GIVEN TASK ▸ Only a number is required: how many lines of the material contain the word "this"?

RECORDS PROVIDED ▸
+--

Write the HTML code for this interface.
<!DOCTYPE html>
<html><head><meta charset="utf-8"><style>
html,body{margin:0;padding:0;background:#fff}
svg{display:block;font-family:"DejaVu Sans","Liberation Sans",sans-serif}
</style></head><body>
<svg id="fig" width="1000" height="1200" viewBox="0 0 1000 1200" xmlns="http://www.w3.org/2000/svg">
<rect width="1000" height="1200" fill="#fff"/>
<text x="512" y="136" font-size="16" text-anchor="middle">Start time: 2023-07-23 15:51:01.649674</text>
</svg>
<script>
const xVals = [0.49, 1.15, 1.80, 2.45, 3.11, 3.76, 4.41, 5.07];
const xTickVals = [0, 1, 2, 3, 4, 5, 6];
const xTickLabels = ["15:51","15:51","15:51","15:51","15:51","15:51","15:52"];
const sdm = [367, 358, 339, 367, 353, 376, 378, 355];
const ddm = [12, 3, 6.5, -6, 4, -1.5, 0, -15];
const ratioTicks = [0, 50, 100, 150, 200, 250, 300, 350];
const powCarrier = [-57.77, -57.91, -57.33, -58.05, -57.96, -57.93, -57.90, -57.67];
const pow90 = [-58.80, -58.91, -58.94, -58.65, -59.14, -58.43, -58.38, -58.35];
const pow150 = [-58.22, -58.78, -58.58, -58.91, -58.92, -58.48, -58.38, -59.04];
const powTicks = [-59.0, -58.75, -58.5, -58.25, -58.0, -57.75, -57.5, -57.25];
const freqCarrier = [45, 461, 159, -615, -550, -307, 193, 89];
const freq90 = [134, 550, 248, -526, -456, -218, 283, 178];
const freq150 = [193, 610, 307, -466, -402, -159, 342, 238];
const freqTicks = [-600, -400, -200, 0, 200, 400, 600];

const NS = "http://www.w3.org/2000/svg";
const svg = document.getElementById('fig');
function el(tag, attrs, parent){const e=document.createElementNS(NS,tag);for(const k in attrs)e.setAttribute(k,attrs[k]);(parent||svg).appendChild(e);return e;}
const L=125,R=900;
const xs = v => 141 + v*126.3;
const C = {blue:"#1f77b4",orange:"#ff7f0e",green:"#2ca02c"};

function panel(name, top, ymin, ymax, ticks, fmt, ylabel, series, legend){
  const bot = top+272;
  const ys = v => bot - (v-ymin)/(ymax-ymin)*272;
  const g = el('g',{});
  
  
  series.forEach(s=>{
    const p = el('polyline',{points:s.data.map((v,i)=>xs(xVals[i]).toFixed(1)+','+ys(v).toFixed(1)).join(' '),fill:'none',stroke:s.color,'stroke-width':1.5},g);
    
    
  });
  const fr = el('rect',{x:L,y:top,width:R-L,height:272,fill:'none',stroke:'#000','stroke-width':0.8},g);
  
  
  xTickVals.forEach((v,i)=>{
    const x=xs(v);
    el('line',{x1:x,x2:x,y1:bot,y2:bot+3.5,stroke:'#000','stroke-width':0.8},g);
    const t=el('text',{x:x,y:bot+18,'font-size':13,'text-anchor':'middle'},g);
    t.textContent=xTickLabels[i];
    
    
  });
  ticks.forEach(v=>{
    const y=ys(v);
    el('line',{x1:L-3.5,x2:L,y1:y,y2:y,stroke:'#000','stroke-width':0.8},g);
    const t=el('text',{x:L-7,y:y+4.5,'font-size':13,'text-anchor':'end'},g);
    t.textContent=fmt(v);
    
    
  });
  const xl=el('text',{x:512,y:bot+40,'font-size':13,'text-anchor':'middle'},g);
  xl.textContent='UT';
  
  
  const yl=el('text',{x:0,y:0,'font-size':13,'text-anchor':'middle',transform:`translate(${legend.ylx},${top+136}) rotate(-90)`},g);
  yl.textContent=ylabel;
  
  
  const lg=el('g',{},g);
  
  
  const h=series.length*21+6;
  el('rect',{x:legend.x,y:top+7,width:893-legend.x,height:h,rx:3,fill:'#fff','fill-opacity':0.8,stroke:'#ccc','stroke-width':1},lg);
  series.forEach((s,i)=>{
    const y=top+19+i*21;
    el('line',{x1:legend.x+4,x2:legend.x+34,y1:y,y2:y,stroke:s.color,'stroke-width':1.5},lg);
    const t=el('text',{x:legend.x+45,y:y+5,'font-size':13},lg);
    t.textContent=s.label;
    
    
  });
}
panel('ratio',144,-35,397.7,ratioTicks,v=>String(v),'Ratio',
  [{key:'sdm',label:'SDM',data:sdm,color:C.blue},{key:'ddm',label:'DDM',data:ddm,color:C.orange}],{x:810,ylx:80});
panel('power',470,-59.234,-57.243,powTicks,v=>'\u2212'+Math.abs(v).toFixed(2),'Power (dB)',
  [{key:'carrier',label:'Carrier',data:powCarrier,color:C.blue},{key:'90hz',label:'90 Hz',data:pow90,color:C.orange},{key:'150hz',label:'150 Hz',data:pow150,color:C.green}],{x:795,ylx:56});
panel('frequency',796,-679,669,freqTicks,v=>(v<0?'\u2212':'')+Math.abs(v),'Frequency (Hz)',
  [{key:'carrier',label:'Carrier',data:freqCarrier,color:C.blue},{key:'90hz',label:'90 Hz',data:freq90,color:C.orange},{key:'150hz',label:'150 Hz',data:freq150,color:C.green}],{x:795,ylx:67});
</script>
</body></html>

+--

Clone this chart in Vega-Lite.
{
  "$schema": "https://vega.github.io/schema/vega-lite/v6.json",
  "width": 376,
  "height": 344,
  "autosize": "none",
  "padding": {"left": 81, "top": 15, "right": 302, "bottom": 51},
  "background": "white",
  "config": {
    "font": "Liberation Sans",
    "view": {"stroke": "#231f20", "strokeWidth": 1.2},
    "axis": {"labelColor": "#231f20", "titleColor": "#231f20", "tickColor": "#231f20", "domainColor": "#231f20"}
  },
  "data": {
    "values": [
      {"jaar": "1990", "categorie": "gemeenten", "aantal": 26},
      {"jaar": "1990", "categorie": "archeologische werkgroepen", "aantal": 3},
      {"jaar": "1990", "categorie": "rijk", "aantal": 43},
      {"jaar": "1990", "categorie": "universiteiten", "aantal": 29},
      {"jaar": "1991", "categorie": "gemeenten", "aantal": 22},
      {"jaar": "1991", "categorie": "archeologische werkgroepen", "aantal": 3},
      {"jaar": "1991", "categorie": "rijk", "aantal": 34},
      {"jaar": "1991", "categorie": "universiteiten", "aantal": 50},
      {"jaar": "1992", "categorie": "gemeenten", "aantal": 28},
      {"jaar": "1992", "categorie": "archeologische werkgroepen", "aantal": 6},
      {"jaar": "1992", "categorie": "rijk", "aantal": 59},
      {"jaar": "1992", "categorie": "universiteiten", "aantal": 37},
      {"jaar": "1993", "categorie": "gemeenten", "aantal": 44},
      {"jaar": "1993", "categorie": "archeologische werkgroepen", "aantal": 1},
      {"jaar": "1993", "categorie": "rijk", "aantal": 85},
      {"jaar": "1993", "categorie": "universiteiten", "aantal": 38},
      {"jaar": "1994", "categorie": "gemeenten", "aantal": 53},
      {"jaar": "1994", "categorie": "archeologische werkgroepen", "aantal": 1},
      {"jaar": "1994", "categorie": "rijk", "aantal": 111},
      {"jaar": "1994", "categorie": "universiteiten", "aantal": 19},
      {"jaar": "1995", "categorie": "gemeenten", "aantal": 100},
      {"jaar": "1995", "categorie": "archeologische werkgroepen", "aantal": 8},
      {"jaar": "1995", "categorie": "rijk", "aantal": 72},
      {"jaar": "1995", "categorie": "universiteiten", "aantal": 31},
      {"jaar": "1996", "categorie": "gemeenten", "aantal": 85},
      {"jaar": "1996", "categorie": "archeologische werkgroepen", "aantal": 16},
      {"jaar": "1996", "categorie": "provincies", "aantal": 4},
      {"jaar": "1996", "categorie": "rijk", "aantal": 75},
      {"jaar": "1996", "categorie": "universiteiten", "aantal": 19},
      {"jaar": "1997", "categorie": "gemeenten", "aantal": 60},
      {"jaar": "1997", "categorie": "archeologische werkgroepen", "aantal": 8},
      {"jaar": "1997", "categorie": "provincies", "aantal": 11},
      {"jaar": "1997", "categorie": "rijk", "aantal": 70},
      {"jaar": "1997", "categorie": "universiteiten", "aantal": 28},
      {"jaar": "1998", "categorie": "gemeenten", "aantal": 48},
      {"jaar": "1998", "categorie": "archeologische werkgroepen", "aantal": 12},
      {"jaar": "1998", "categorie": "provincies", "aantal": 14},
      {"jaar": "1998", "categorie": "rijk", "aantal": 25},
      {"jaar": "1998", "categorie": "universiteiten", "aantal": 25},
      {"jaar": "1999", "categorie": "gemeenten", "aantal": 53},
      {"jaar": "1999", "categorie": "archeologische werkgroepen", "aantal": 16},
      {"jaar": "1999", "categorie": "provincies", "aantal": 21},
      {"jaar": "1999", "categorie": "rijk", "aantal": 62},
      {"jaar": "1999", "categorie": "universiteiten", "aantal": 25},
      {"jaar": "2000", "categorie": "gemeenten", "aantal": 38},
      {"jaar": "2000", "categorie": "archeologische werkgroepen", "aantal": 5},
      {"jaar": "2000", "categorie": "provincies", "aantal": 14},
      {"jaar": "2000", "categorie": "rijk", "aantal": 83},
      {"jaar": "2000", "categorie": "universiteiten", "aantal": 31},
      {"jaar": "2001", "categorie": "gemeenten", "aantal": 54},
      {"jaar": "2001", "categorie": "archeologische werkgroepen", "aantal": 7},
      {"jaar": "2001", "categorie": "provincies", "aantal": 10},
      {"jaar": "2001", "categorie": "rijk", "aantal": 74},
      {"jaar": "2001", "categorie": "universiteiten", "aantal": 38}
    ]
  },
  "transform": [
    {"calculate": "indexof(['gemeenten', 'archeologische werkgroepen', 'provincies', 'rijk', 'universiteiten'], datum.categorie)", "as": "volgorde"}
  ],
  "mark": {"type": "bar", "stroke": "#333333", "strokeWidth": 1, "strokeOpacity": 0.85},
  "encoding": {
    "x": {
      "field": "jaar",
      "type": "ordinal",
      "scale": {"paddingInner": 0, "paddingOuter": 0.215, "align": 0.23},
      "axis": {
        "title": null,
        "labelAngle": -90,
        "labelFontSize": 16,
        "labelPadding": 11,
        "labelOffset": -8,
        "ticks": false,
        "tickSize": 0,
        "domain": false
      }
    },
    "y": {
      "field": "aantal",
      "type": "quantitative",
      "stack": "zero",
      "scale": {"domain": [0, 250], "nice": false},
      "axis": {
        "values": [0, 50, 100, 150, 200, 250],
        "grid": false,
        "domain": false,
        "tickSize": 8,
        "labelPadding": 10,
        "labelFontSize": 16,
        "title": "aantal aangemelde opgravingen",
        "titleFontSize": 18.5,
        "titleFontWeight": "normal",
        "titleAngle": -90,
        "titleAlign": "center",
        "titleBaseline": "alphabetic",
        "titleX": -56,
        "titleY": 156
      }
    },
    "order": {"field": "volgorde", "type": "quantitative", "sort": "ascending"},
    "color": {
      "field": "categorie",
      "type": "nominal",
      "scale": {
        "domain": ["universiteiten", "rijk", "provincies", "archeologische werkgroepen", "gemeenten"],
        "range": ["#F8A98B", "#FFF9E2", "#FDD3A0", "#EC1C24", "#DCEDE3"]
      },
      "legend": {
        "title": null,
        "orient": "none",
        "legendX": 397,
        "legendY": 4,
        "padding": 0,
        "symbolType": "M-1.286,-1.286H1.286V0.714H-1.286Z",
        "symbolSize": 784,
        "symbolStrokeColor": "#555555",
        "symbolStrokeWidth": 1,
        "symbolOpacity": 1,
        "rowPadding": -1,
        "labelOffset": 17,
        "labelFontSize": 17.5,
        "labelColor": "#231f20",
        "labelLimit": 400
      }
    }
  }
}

+--

PROBLEM SOLUTION ▸ 2